◆ What you need to do ◆
Using the data below, gather each line that includes the word "page".

◆ Data ◆
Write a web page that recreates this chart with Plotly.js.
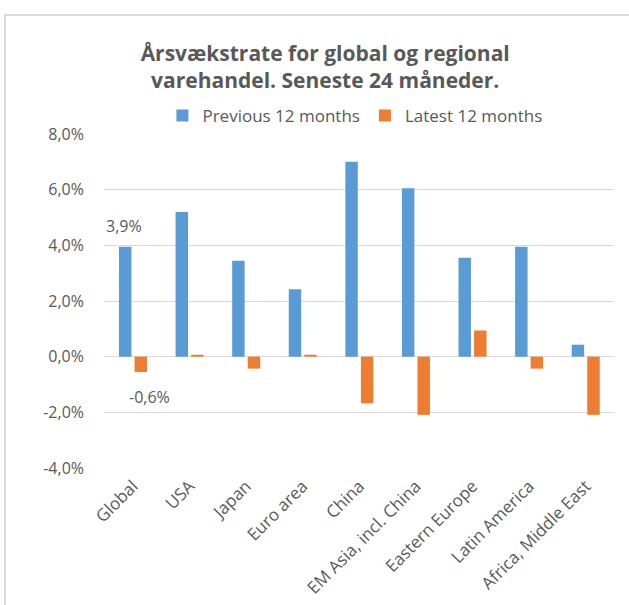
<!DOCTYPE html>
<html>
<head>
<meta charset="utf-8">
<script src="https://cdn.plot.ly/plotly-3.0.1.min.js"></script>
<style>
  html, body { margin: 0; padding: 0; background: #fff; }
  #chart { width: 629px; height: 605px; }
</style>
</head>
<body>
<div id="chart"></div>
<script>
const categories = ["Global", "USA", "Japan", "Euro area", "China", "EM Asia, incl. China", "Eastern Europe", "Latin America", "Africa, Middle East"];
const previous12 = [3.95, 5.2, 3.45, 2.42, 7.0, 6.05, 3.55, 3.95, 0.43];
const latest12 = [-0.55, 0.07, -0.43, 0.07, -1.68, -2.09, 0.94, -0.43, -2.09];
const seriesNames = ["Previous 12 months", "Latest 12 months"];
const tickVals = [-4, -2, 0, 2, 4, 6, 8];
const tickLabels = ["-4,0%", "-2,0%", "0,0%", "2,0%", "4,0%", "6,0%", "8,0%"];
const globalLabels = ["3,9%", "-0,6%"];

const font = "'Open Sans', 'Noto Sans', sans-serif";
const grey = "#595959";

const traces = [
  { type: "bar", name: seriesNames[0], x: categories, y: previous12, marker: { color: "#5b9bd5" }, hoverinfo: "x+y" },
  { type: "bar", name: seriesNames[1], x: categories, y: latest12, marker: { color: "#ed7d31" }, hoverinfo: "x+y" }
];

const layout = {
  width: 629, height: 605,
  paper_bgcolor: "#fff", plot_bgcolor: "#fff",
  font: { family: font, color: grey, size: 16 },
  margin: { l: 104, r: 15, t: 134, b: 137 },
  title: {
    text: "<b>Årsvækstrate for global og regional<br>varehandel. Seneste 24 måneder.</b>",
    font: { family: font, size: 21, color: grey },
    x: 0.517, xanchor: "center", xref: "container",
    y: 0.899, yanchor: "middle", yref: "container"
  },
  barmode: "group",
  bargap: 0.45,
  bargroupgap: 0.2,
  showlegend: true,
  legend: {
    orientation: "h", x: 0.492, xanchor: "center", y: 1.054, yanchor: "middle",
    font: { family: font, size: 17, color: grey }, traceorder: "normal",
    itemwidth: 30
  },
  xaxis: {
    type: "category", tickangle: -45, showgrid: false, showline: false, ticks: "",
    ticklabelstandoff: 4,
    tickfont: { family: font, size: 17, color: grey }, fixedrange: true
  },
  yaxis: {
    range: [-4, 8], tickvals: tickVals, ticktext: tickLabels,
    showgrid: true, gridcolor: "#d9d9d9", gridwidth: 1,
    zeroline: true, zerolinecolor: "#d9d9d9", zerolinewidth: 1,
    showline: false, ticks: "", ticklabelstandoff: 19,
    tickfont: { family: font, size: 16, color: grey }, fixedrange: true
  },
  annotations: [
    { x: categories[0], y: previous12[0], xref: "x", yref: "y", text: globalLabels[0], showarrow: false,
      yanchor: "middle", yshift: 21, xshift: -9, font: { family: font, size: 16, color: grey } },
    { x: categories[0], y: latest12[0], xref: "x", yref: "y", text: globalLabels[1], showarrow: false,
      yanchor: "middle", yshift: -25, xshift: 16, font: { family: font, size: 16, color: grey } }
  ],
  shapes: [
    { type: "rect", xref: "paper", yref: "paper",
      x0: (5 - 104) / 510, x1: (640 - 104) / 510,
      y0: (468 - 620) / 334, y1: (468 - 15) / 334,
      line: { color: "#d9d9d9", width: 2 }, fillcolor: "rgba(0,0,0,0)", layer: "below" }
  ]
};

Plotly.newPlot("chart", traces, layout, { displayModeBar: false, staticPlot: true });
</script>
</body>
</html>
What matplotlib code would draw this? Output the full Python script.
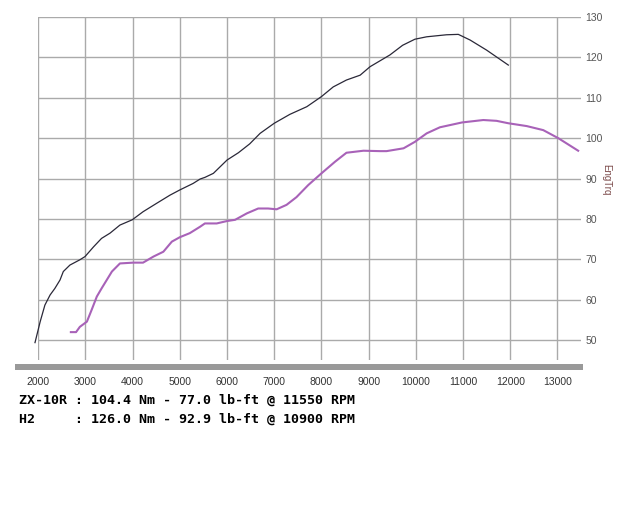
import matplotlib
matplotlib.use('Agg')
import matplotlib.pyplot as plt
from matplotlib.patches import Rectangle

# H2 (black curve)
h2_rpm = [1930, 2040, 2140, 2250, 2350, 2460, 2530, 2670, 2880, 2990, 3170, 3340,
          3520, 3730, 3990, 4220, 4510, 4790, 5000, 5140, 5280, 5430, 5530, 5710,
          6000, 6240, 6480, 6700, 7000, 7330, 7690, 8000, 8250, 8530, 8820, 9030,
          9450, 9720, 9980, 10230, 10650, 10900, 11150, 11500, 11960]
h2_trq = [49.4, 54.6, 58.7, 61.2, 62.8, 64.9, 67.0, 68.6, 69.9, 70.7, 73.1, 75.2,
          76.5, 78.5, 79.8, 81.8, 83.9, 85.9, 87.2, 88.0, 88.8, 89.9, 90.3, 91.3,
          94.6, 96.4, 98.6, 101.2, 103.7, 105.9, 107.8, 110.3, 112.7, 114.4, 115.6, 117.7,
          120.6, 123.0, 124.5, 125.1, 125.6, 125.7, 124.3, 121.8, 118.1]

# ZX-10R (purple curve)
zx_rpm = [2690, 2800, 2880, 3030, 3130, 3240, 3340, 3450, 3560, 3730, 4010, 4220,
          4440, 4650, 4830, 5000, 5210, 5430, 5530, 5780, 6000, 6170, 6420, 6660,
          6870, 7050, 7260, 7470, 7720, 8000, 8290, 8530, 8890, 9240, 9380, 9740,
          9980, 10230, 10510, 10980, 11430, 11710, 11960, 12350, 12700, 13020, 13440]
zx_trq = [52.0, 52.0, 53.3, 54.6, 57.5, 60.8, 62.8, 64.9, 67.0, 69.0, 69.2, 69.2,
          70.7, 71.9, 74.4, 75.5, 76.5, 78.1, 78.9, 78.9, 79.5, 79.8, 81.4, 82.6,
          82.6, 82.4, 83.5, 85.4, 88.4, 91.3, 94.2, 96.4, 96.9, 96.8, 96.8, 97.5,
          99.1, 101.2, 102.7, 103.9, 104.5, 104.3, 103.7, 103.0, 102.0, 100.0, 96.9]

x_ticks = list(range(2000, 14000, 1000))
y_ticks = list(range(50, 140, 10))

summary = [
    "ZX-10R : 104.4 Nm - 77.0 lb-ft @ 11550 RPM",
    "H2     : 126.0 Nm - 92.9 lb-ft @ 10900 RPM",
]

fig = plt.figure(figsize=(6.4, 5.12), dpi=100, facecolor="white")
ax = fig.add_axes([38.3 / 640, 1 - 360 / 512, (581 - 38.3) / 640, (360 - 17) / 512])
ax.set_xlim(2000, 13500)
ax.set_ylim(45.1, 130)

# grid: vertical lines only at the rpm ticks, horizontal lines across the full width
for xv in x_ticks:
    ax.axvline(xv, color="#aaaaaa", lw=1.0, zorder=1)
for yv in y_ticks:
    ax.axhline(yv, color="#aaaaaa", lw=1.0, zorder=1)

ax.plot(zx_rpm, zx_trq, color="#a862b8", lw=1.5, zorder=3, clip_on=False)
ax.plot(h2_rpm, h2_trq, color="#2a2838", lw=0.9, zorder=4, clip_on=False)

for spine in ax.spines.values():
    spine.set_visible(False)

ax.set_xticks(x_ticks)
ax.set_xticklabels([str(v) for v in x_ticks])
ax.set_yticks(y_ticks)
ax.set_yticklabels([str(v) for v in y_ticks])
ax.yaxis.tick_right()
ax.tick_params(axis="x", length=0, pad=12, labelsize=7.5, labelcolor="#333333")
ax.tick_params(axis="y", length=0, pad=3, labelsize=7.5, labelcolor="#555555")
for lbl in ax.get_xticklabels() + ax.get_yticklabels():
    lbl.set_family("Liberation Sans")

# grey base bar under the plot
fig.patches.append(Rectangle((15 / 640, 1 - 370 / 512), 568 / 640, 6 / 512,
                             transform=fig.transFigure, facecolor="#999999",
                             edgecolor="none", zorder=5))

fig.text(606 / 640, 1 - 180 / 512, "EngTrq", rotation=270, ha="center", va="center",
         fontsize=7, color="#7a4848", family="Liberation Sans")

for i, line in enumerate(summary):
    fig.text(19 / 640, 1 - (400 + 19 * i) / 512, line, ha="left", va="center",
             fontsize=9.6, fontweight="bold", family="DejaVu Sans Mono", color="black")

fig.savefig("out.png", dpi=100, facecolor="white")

...

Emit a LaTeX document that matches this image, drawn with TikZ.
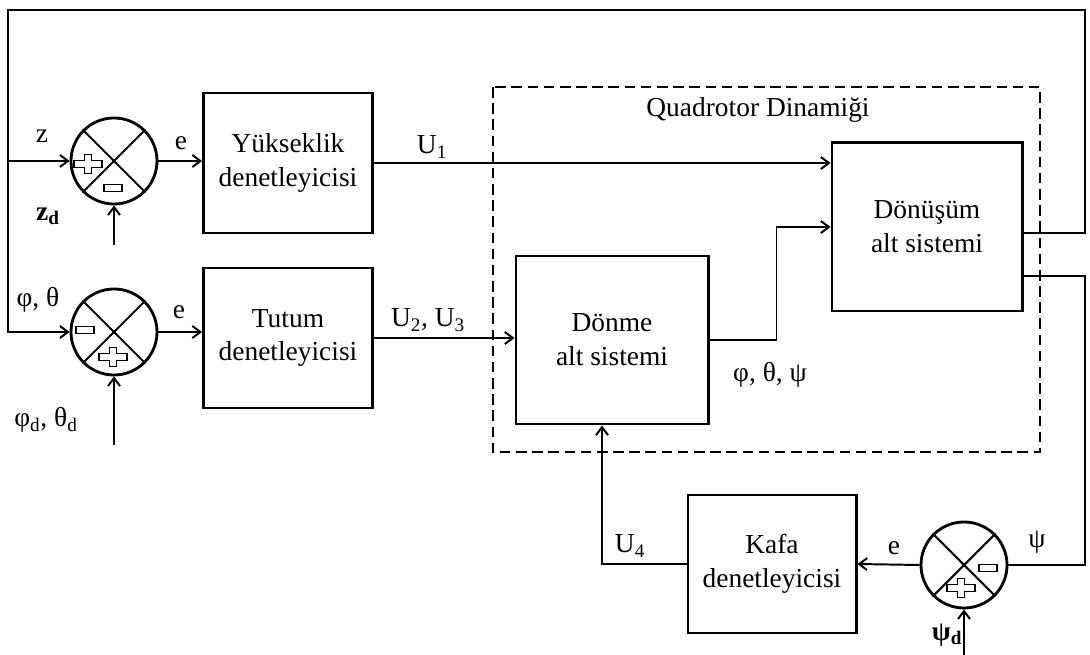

--

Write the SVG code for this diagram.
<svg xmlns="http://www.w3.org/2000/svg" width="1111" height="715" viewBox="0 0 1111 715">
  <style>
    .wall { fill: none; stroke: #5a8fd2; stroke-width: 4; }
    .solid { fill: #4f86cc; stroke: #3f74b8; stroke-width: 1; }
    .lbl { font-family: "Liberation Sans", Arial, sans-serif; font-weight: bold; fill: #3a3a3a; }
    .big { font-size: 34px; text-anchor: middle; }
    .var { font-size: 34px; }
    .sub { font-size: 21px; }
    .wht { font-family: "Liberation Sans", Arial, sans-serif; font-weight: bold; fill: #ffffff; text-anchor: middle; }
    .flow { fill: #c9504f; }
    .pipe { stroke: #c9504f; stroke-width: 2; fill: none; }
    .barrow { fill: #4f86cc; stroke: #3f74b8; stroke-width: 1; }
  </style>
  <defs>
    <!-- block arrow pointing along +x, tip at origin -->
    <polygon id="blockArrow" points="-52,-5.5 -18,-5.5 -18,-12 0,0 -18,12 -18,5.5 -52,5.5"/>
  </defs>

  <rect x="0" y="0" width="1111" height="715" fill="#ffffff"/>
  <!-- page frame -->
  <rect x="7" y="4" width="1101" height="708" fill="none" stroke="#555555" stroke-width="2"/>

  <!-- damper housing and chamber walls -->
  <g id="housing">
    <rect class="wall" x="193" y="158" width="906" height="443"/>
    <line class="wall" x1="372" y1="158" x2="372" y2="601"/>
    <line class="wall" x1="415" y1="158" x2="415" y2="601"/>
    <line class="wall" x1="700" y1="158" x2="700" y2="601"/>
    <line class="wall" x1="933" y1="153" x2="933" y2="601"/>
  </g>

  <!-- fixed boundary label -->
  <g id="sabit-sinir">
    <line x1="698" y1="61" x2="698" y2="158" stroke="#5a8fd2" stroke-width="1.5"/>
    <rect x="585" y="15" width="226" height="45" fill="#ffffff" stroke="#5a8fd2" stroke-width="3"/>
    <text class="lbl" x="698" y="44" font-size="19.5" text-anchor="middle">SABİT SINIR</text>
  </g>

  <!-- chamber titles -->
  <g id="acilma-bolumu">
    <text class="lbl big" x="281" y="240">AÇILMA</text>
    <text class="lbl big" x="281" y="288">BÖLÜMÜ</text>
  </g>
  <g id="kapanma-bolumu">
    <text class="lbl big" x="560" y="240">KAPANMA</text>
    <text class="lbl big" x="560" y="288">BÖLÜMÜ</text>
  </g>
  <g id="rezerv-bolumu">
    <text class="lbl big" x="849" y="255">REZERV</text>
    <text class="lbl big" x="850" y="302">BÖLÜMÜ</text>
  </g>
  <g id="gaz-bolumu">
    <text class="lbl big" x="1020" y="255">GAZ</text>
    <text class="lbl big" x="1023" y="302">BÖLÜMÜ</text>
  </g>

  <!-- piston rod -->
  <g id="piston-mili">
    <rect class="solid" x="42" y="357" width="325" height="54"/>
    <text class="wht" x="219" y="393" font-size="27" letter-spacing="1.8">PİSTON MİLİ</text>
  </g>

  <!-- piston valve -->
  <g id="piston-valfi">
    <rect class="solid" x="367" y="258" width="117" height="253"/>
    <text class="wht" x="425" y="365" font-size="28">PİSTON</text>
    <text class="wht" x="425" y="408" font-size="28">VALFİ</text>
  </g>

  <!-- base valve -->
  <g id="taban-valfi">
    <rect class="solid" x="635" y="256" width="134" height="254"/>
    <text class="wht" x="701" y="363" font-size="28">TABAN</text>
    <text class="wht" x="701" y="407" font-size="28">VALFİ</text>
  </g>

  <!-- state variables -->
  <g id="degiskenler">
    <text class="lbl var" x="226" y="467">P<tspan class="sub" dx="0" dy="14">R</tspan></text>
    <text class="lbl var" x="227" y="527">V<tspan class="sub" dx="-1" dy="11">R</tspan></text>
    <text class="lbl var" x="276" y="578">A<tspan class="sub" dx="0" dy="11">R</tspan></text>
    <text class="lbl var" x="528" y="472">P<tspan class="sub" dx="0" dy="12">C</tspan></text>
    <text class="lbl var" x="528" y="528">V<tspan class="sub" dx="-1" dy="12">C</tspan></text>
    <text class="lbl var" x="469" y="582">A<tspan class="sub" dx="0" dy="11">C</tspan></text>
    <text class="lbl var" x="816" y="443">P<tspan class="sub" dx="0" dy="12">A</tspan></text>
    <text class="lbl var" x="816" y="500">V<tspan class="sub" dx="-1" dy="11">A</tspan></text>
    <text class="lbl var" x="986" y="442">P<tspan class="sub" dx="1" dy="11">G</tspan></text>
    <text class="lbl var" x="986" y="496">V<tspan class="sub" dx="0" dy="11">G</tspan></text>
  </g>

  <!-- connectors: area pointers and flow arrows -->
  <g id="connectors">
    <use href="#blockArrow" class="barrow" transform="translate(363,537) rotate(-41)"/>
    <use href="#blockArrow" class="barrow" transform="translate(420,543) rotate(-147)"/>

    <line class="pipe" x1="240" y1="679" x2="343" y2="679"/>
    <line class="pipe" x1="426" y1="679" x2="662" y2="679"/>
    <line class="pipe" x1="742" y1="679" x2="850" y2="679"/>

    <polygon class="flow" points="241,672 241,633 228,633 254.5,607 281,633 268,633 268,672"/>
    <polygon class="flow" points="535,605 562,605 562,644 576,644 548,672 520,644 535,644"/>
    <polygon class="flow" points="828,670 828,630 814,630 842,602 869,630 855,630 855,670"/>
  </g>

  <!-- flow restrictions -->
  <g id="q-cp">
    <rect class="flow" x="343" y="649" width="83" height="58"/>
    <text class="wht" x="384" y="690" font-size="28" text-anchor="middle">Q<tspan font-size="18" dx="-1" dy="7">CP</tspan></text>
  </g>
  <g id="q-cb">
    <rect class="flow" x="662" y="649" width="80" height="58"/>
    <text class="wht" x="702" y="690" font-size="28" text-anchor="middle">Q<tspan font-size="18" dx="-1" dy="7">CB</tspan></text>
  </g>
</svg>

◆ Response for this exercise ◆
Write a web page that recreates this chart with Plotly.js.
  <!-- page frame -->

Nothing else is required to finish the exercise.